Se for a Londres e visitar os Jardins Botânicos de Kew, não vai querer perder a sensação de sentir o cheiro “bastante agradável” (só que não) de uma planta residente, que floresceu no início deste mês.
Amorphophallus titanum ou, também, conhecida como “flor cadáver“, é uma planta que floresce normalmente apenas uma vez por década, depois de passar anos a armazenar energia numa base subterrânea do caule, chamada cormo, para alimentar a ereção da sua enorme inflorescência.
Segundo o Science Alert, com três metros de altura, trata-se da maior flor não ramificada do mundo e vale a pena suster a respiração perante este crescimento espetacular.
O cheiro desta planta é de revirar o estômago e faz lembrar carne a apodrecer — daí que lhe tenha sido dada a alcunha de “flor cadáver”.
Esta planta irradia calor e odor como um difusor de óleo, de modo a atrair polinizadores carnívoros, como moscas e escaravelhos, a quase 1 km de distância. (Embora, neste caso, a flor de Kew seja polinizada por botânicos especialistas).
Quem visita descreve o cheiro como “mínimo” — o que parece mais comum do que seria de esperar, dada a reputação da planta.
Com uma duração média de 24 a 48 horas, a primeira flor já murchou, mas a segunda planta está a preparar-se para florescer, previsivelmente esta semana. (Se vai a Londres, pode não querer perder a oportunidade…).
A “flor-cadáver” é um ícone nos Jardins Botânicos de Kew, mas esta gigante tropical é mantida num estufa, de modo a imitar as condições tropicais da sua terra de origem — Sumatra, uma ilha equatorial da Indonésia.
A obsessão pela “flor cadáver” começou no final do século XIX, quando muitas plantas foram descobertas e recolhidas para cultivo em todo o mundo — resultado da colonização ocidental.
Esta “fera” botânica era uma espécie de joia real entre a coleção de plantas tropicais do Império Britânico, numa altura em que o cultivo em estufa era uma forma de exibir a riqueza e a diversidade do império.
Odouardo Beccari, botânico italiano, chamou a atenção da ciência ocidental para esta espécie quando visitou a Sumatra central em 1878, com a orientação de habitantes locais que nunca reconheceu.
“O tubérculo desenterrado pelo Dr.

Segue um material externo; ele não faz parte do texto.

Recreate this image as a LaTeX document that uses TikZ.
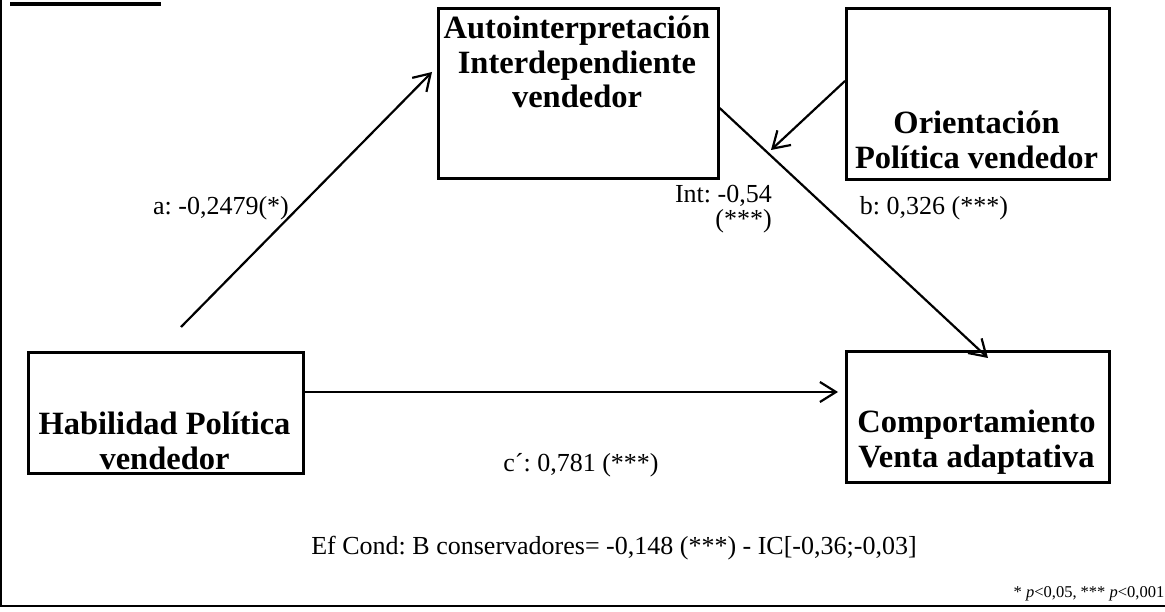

Beccari media quase 1,5 metros de circunferência e era tão pesado que dois homens mal o conseguiam carregar”, escreveu o Gardener’s Chronicle, uma publicação semanal da época.
Beccari forneceu espécimes a Kew para cultivo, que brotaram folhas durante vários anos, construindo um tubérculo sólido debaixo do solo, armazenando energia para o grande final que estava para vir.

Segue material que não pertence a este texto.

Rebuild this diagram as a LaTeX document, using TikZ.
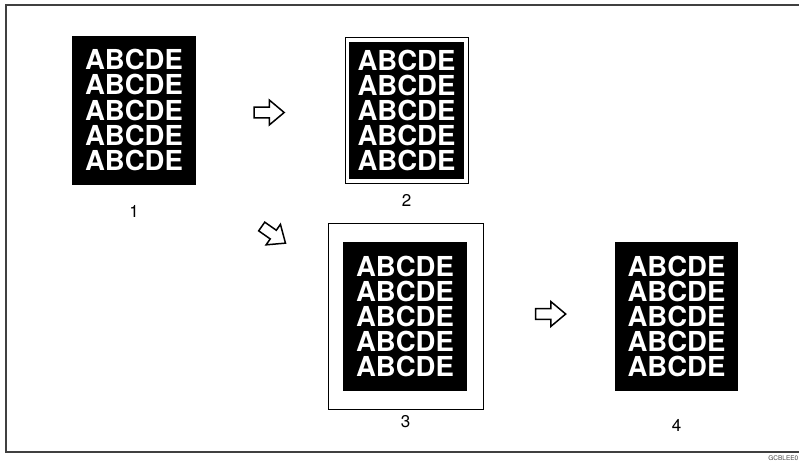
\documentclass[tikz,border=0pt]{standalone}
\usepackage{fontspec}
\setsansfont{TeX Gyre Heros}
\usetikzlibrary{positioning, shapes.arrows}

\newcommand{\abcde}{ABCDE\\ABCDE\\ABCDE\\ABCDE\\ABCDE}

\begin{document}
\begin{tikzpicture}[
  x=1pt, y=-1pt,
  font=\sffamily,
  sheet/.style={fill=black, text=white, inner sep=0pt, align=center,
    minimum width=124pt, minimum height=149pt,
    font=\sffamily\bfseries\fontsize{27.5}{25.2}\selectfont},
  paper/.style={draw, line width=0.8pt, inner sep=0pt},
  number/.style={font=\sffamily\fontsize{17}{17}\selectfont},
  blockarrow/.style={single arrow, draw, line width=1.5pt, fill=white,
    minimum height=30pt, minimum width=25pt, inner sep=4.5pt,
    single arrow tip angle=80, single arrow head indent=0pt}
]
\useasboundingbox (0,0) rectangle (799,463);

% Outer frame (right side runs off the page)
\draw[line width=1.3pt, black!75] (801,5) -- (6,5) -- (6,452) -- (801,452);
\node[font=\sffamily\fontsize{6.5}{6.5}\selectfont, anchor=east, black!70, inner sep=0.5pt] (code) at (799,458) {GCBLEE0};

% Original page
\node[sheet] (page1) at (134,110) {\abcde};
\node[number] (lbl1) at (134,211) {1};

% Reduced copy on paper
\node[paper, minimum width=123pt, minimum height=146pt] (paper2) at (406.5,110) {};
\node[sheet, minimum width=115pt, minimum height=137pt] (page2) at (406.5,110.5) {\abcde};
\node[number] (lbl2) at (406.5,200) {2};

% Copy with margin
\node[paper, minimum width=155pt, minimum height=186pt] (paper3) at (405.5,316) {};
\node[sheet] (page3) at (405,316.5) {\abcde};
\node[number] (lbl3) at (405.5,422) {3};

% Final copy
\node[sheet, minimum width=123pt] (page4) at (676.5,316.5) {\abcde};
\node[number] (lbl4) at (676.5,425) {4};

% Process arrows
\node[blockarrow] (arr1) at (266,112.5) {};
\node[blockarrow, rotate=-35, minimum height=29pt] (arr2) at (271,233) {};
\node[blockarrow] (arr3) at (547.5,314) {};

\end{tikzpicture}
\end{document}
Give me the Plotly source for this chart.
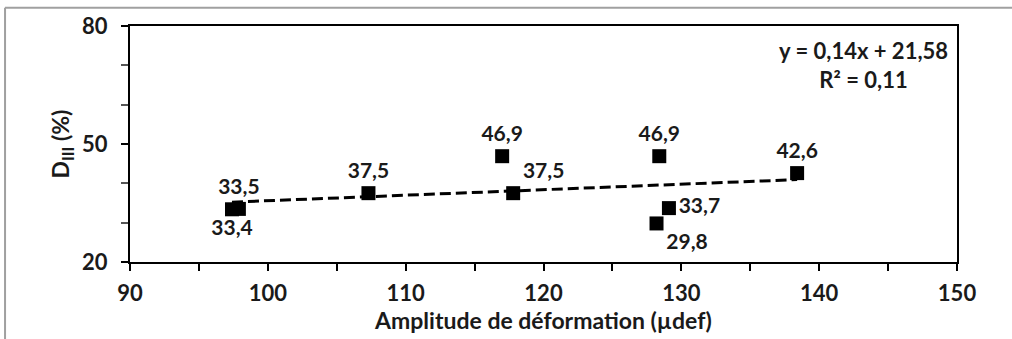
"""
Scatter of D_III against strain amplitude, with linear trendline.
"""
import plotly.graph_objects as go

# data
amplitude = [97.4, 97.9, 107.3, 117.0, 117.8, 128.4, 129.1, 128.2, 138.4]
d3 = [33.4, 33.5, 37.5, 46.9, 37.5, 46.9, 33.7, 29.8, 42.6]
label_pos = ["bottom center", "top center", "top center", "top center", "top right",
             "top center", "middle right", "bottom right", "top center"]

# trendline as printed on the chart
slope = 0.14
intercept = 21.58
r2 = 0.11

FONT = "Lato"
INK = "#1a1a1a"


def fr(v, nd=1):
    # french decimal comma
    return f"{v:.{nd}f}".replace(".", ",")


labels = [fr(v) for v in d3]

trend_x = [min(amplitude), max(amplitude)]
trend_y = [slope * x + intercept for x in trend_x]

fig = go.Figure()

fig.add_trace(go.Scatter(
    x=trend_x, y=trend_y, mode="lines",
    line=dict(color="black", width=3, dash="11px,5px"),
    hoverinfo="skip", showlegend=False,
))

fig.add_trace(go.Scatter(
    x=amplitude, y=d3, mode="markers+text",
    marker=dict(symbol="square", size=14, color="black"),
    text=labels, textposition=label_pos,
    textfont=dict(family=FONT, size=21, color=INK, weight="bold"),
    showlegend=False,
))

eq_text = f"y = {fr(slope, 2)}x + {fr(intercept, 2)}<br>R² = {fr(r2, 2)}"
fig.add_annotation(
    xref="paper", yref="paper", x=0.8875, y=0.835,
    xanchor="center", yanchor="middle",
    text=eq_text, showarrow=False, align="center",
    font=dict(family=FONT, size=22, color=INK, weight="bold"),
)

# grey frame around the picture (left and top edges only)
frame = dict(color="#a0a0a0", width=2)
fig.add_shape(type="line", xref="paper", yref="paper",
              x0=-0.1511, x1=-0.1511, y0=1.077, y1=-0.33, line=frame)
fig.add_shape(type="line", xref="paper", yref="paper",
              x0=-0.1511, x1=1.07, y0=1.077, y1=1.077, line=frame)

axis_common = dict(
    showline=True, linecolor="black", linewidth=2, mirror=True,
    ticks="outside", ticklen=7, tickwidth=2, tickcolor="black",
    showgrid=False, zeroline=False,
    tickfont=dict(family=FONT, size=22, color=INK, weight="bold"),
)

fig.update_xaxes(
    range=[90, 150], tickvals=[90, 100, 110, 120, 130, 140, 150],
    minor=dict(dtick=5, ticks="outside", ticklen=7, tickwidth=2, tickcolor="black"),
    ticklabelstandoff=4,
    title=dict(text="Amplitude de déformation (µdef)", standoff=3,
               font=dict(family=FONT, size=23, color=INK, weight="bold")),
    **axis_common,
)
fig.update_yaxes(
    range=[20, 80], tickvals=[20, 50, 80],
    minor=dict(tickvals=[30, 40, 60, 70], ticks="outside", ticklen=7, tickwidth=1.5,
               tickcolor="#555"),
    ticklabelstandoff=9,
    title=dict(text="D<sub>III</sub> (%)", standoff=6,
               font=dict(family=FONT, size=23, color=INK, weight="bold")),
    **axis_common,
)

fig.update_layout(
    width=1012, height=339,
    margin=dict(l=130, r=55, t=22, b=77),
    plot_bgcolor="white", paper_bgcolor="white",
    font=dict(family=FONT, color=INK),
)

# drop the default page margin so the figure sits at the window corner
fig.write_html("out.html", config={"displayModeBar": False},
               post_script="document.body.style.margin='0';")
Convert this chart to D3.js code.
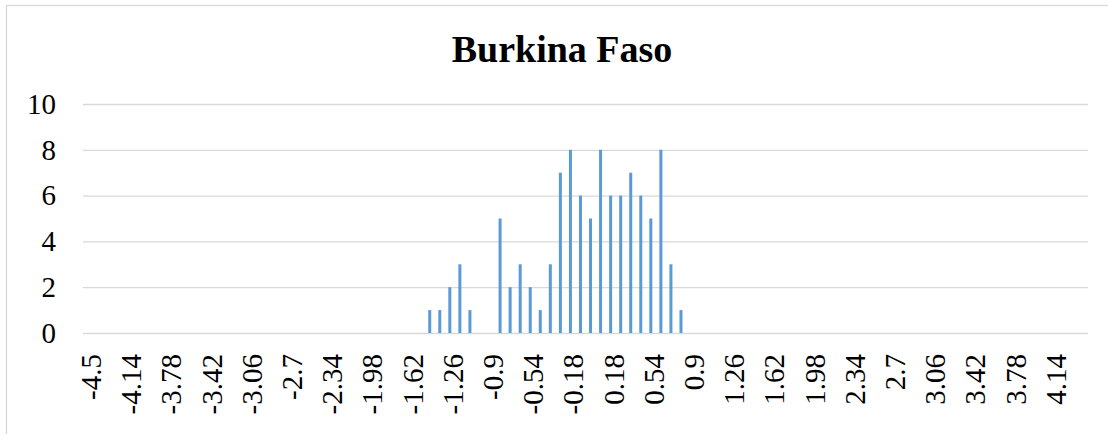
<!DOCTYPE html>
<html>
<head>
<meta charset="utf-8">
<script src="https://cdn.jsdelivr.net/npm/d3@7"></script>
<style>
  body { margin: 0; background: #fff; }
  text { font-family: "Times New Roman", "Liberation Serif", serif; fill: #000; }
</style>
</head>
<body>
<div id="plot"></div>
<script>
// bins: start and width of each class
var binStart = -4.5,
    binWidth = 0.09,
    binCount = 100;

// frequency for each of the 100 bins
var counts = [
  0,0,0,0,0,0,0,0,0,0, 0,0,0,0,0,0,0,0,0,0,
  0,0,0,0,0,0,0,0,0,0, 0,0,0,0,1,1,2,3,1,0,
  0,5,2,3,2,1,3,7,8,6, 5,8,6,6,7,6,5,8,3,1,
  0,0,0,0,0,0,0,0,0,0, 0,0,0,0,0,0,0,0,0,0,
  0,0,0,0,0,0,0,0,0,0, 0,0,0,0,0,0,0,0,0,0
];

// labels shown on the category axis (every 4th bin)
var tickLabels = ["-4.5","-4.14","-3.78","-3.42","-3.06","-2.7","-2.34","-1.98","-1.62","-1.26",
  "-0.9","-0.54","-0.18","0.18","0.54","0.9","1.26","1.62","1.98","2.34",
  "2.7","3.06","3.42","3.78","4.14"];
var yTicks = [0, 2, 4, 6, 8, 10];

var chartTitle = "Burkina Faso";

var W = 1108, H = 434;
var margin = {top: 104, right: 20, bottom: 101, left: 83},
    width = 1088 - margin.left,
    height = 333 - margin.top;

var svg = d3.select("#plot")
  .append("svg")
    .attr("width", W)
    .attr("height", H);

// outer chart border (right and bottom run off the picture)
svg.append("rect")
  .attr("x", 6.5).attr("y", 5.5)
  .attr("width", W + 20).attr("height", H + 20)
  .attr("fill", "none")
  .attr("stroke", "#d9d9d9")
  .attr("stroke-width", 1.3);

var g = svg.append("g")
  .attr("transform", "translate(" + margin.left + "," + margin.top + ")");

var idx = d3.range(binCount);

var x = d3.scaleBand()
  .domain(idx)
  .range([0, width]);

var y = d3.scaleLinear()
  .domain([0, 10])
  .range([height, 0]);

// gridlines + y labels
var yAxis = g.append("g")
  .call(d3.axisLeft(y).tickValues(yTicks).tickSize(-width).tickPadding(27).tickFormat(d3.format("d")));
yAxis.select(".domain").remove();
yAxis.selectAll(".tick line").attr("stroke", "#d9d9d9").attr("stroke-width", 1.3);
yAxis.selectAll(".tick text")
  .style("font-family", "'Times New Roman', 'Liberation Serif', serif")
  .style("font-size", "29px")
  .attr("fill", "#000");

// bars
g.append("g")
  .selectAll("rect")
  .data(idx.filter(function(i) { return counts[i] > 0; }))
  .enter()
  .append("rect")
    .attr("x", function(i) { return x(i) + x.bandwidth() / 2 - 1.5; })
    .attr("y", function(i) { return y(counts[i]); })
    .attr("width", 3)
    .attr("height", function(i) { return height - y(counts[i]); })
    .attr("fill", "#5b9bd5");

// category axis
var xAxis = g.append("g")
  .attr("transform", "translate(0," + height + ")")
  .call(d3.axisBottom(x)
    .tickValues(idx.filter(function(i) { return i % 4 === 0; }))
    .tickSize(0)
    .tickFormat(function(i) { return tickLabels[i / 4]; }));
xAxis.select(".domain").remove();
xAxis.selectAll(".tick text")
  .style("font-family", "'Times New Roman', 'Liberation Serif', serif")
  .style("font-size", "29px")
  .attr("fill", "#000")
  .attr("transform", "rotate(-90)")
  .attr("text-anchor", "end")
  .attr("x", -21)
  .attr("y", 13)
  .attr("dy", 0);

// title
svg.append("text")
  .attr("x", 562)
  .attr("y", 62)
  .attr("text-anchor", "middle")
  .style("font-weight", "bold")
  .style("font-size", "38px")
  .text(chartTitle);
</script>
</body>
</html>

A publicação semanal descreveu o caule da folha do espécime de Kew como “grande como a coxa de um homem“.
Então, em junho de 1889 — há 135 anos — a primeira “flor de cadáver” do Kew floresceu.
“No início da semana, apresentava o aspeto de um enorme ovo posto em pé, do topo do qual sobressaía a extremidade da espádice, envolvida na base pela espata, que estava amassada em dobras ou tranças longitudinais”, relatou o Chronicle.

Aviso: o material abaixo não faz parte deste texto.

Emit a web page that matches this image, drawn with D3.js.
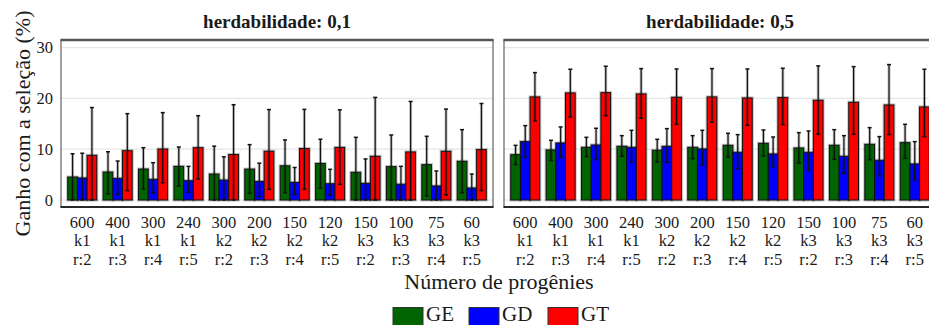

“Na base da espádice, escondidas dentro do tubo do funil, estavam as flores — um anel de machos — montado num anel semelhante, mas mais profundo, de flores femininas, cada uma consistindo num ovário ovoide que se afunila num estilo longo e reto”, continua.
“Apenas alguns tiveram o privilégio de olhar para dentro do tubo para ver as flores, e esses poucos pagaram a sua curiosidade com a inalação de um fedor comparado ao de peixe podre, mas de uma intensidade indescritível!”, conclui.
A primeira floração cultivada durou apenas três dias e foi considerada uma visão inapropriada para mulheres. Afinal de contas, o nome latino da planta traduz-se por “pénis gigante deformado“.
Em 1926, uma segunda floração grotesca causou ainda mais controvérsia, tendo a policia sido chamada para controlar as multidões.
Desde então, os espécimes em flor tornaram-se mais comuns em todo o mundo, mas continuam a atraia polinizadores e espetadores com a sua biologia bizarra.